A lot has changed in the nearly three years since then. People say I don't seem as obsessed anymore. That's true and not true at the same time. I have realized that it doesn't need to be my entire life. I've grown beyond that, through God's grace. I've realized that some things are more important than how many times I've seen The Fellowship of the Ring.


But I'm just as much of a “fan” as ever – perhaps more so. As I grow older, I find more and more relevance and meaning to different parts of the story. It's like an old friend I can always come back to on a dark night or a lonely summer day, curled up in some corner of who I was, who I am, and who I hope to become. Things I learned from the stories have stayed with me.

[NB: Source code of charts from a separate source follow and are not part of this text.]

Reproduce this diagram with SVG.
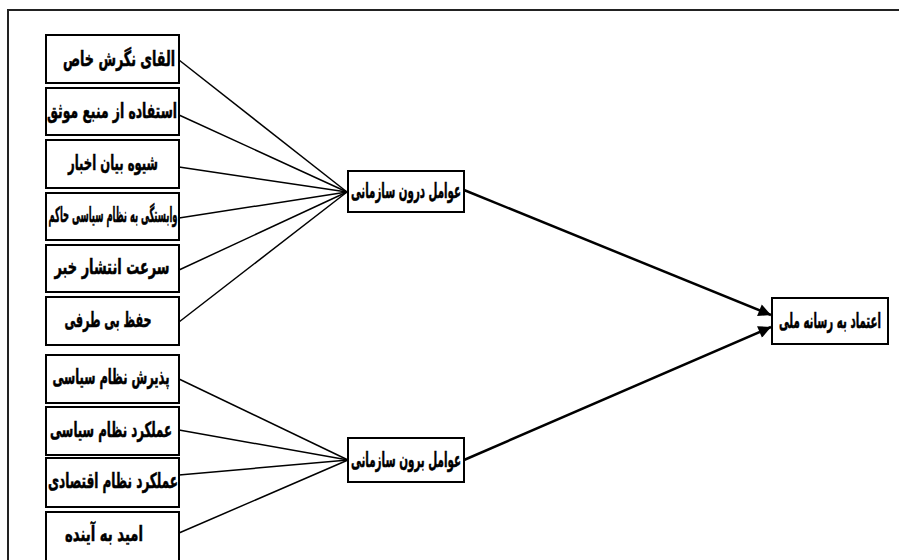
<svg xmlns="http://www.w3.org/2000/svg" width="899" height="560" viewBox="0 0 899 560">
<style>
.box{fill:#fff;stroke:#000;stroke-width:2}
.t{font-family:"DejaVu Sans Condensed","DejaVu Sans",sans-serif;font-weight:bold;font-size:21px;fill:#000;stroke:#000;stroke-width:0.5;text-anchor:middle;direction:rtl}
.c{stroke:#000;stroke-width:1.5;fill:none}
.a{stroke:#000;stroke-width:2.5;fill:none}
</style>
<defs>
<marker id="ah" viewBox="0 0 10 10" refX="10" refY="5" markerWidth="6.5" markerHeight="5" orient="auto" markerUnits="strokeWidth">
<path d="M0,0 L10,5 L0,10 z" fill="#000"/>
</marker>
</defs>
<rect width="899" height="560" fill="#fff"/>
<path d="M8,570 V10 H905" fill="none" stroke="#222" stroke-width="2"/>
<g id="connectors">
<line class="c" x1="179" y1="60" x2="347" y2="192"/>
<line class="c" x1="179" y1="115" x2="347" y2="192"/>
<line class="c" x1="179" y1="167" x2="347" y2="192"/>
<line class="c" x1="179" y1="218" x2="347" y2="192"/>
<line class="c" x1="179" y1="270" x2="347" y2="192"/>
<line class="c" x1="179" y1="322" x2="347" y2="192"/>
<line class="c" x1="179" y1="379" x2="348" y2="460"/>
<line class="c" x1="179" y1="430" x2="348" y2="460"/>
<line class="c" x1="179" y1="475" x2="348" y2="460"/>
<line class="c" x1="179" y1="533" x2="348" y2="460"/>
<line class="a" x1="464" y1="190" x2="771" y2="315" marker-end="url(#ah)"/>
<line class="a" x1="464" y1="460" x2="771" y2="327" marker-end="url(#ah)"/>
</g>
<g id="n1"><rect class="box" x="46" y="35" width="133" height="48"/><text class="t" x="119" y="66" textLength="112" lengthAdjust="spacingAndGlyphs">القای نگرش خاص</text></g>
<g id="n2"><rect class="box" x="46" y="88" width="133" height="47"/><text class="t" x="112" y="118" textLength="130" lengthAdjust="spacingAndGlyphs">استفاده از منبع موثق</text></g>
<g id="n3"><rect class="box" x="46" y="140" width="133" height="48"/><text class="t" x="113" y="170" textLength="90" lengthAdjust="spacingAndGlyphs">شیوه بیان اخبار</text></g>
<g id="n4"><rect class="box" x="46" y="193" width="133" height="47"/><text class="t" x="113" y="222" textLength="129" lengthAdjust="spacingAndGlyphs">وابستگی به نظام سیاسی حاکم</text></g>
<g id="n5"><rect class="box" x="46" y="245" width="133" height="47"/><text class="t" x="112" y="274" textLength="115" lengthAdjust="spacingAndGlyphs">سرعت انتشار خبر</text></g>
<g id="n6"><rect class="box" x="46" y="297" width="133" height="48"/><text class="t" x="108" y="327" textLength="87" lengthAdjust="spacingAndGlyphs">حفظ بی طرفی</text></g>
<g id="n7"><rect class="box" x="46" y="355" width="133" height="48"/><text class="t" x="111" y="384" textLength="117" lengthAdjust="spacingAndGlyphs">پذیرش نظام سیاسی</text></g>
<g id="n8"><rect class="box" x="46" y="407" width="133" height="48"/><text class="t" x="111" y="437" textLength="122" lengthAdjust="spacingAndGlyphs">عملکرد نظام سیاسی</text></g>
<g id="n9"><rect class="box" x="46" y="458" width="133" height="49"/><text class="t" x="113" y="488" textLength="130" lengthAdjust="spacingAndGlyphs">عملکرد نظام اقتصادی</text></g>
<g id="n10"><rect class="box" x="46" y="512" width="133" height="52"/><text class="t" x="104" y="541" textLength="78" lengthAdjust="spacingAndGlyphs">امید به آینده</text></g>
<g id="m1"><rect class="box" x="348" y="171" width="116" height="41"/><text class="t" x="406" y="198" textLength="110" lengthAdjust="spacingAndGlyphs">عوامل درون سازمانی</text></g>
<g id="m2"><rect class="box" x="348" y="438" width="116" height="44"/><text class="t" x="406" y="467" textLength="110" lengthAdjust="spacingAndGlyphs">عوامل برون سازمانی</text></g>
<g id="r"><rect class="box" x="772" y="298" width="116" height="46"/><text class="t" style="font-size:16px;stroke-width:0.4" transform="translate(830,328) scale(1,1.3)" x="0" y="0" textLength="102" lengthAdjust="spacingAndGlyphs">اعتماد به رسانه ملی</text></g>
</svg>
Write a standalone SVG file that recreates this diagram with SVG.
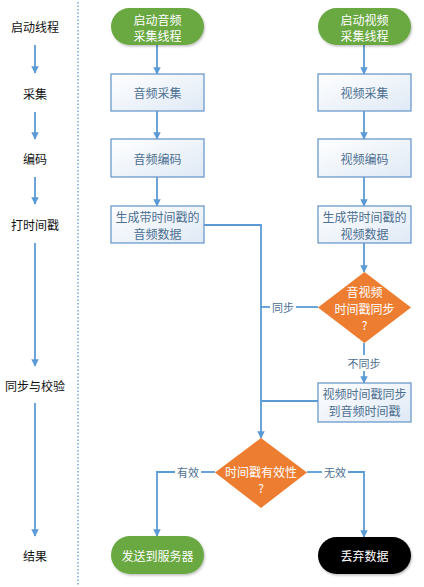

And in the end, that's part of why I've allowed it to take a bit more of a back seat in my life. Didn't I learn from the stories to always do what's right? If I spend my whole life lost in another world, how could I do that? It's because of what I learned from the stories that I have changed their role in my life. I don't know if that makes any sense at all in my head, but my heart understands it.


One way or another, the stories are part of who I am, and that will never change. They have left a mark on me that's far too strong to wash away. God works in funny ways. He's awesome like that.


And it all started because on a night in February of 2002 a 10-year-old opened a battered, 25-year-old paperback of The Fellowship of the Ring and started reading.


- Elraen, the Wandering Star -

1 comment:

MangyCat said...

Wow, I knew you had been obsessed with LOTR (and your assessment of my overall first impression on CP is correct ;o)), but I had no idea it had shaped so much of your life. If Tolkien knew how much of an effect his books had, he would be well pleased.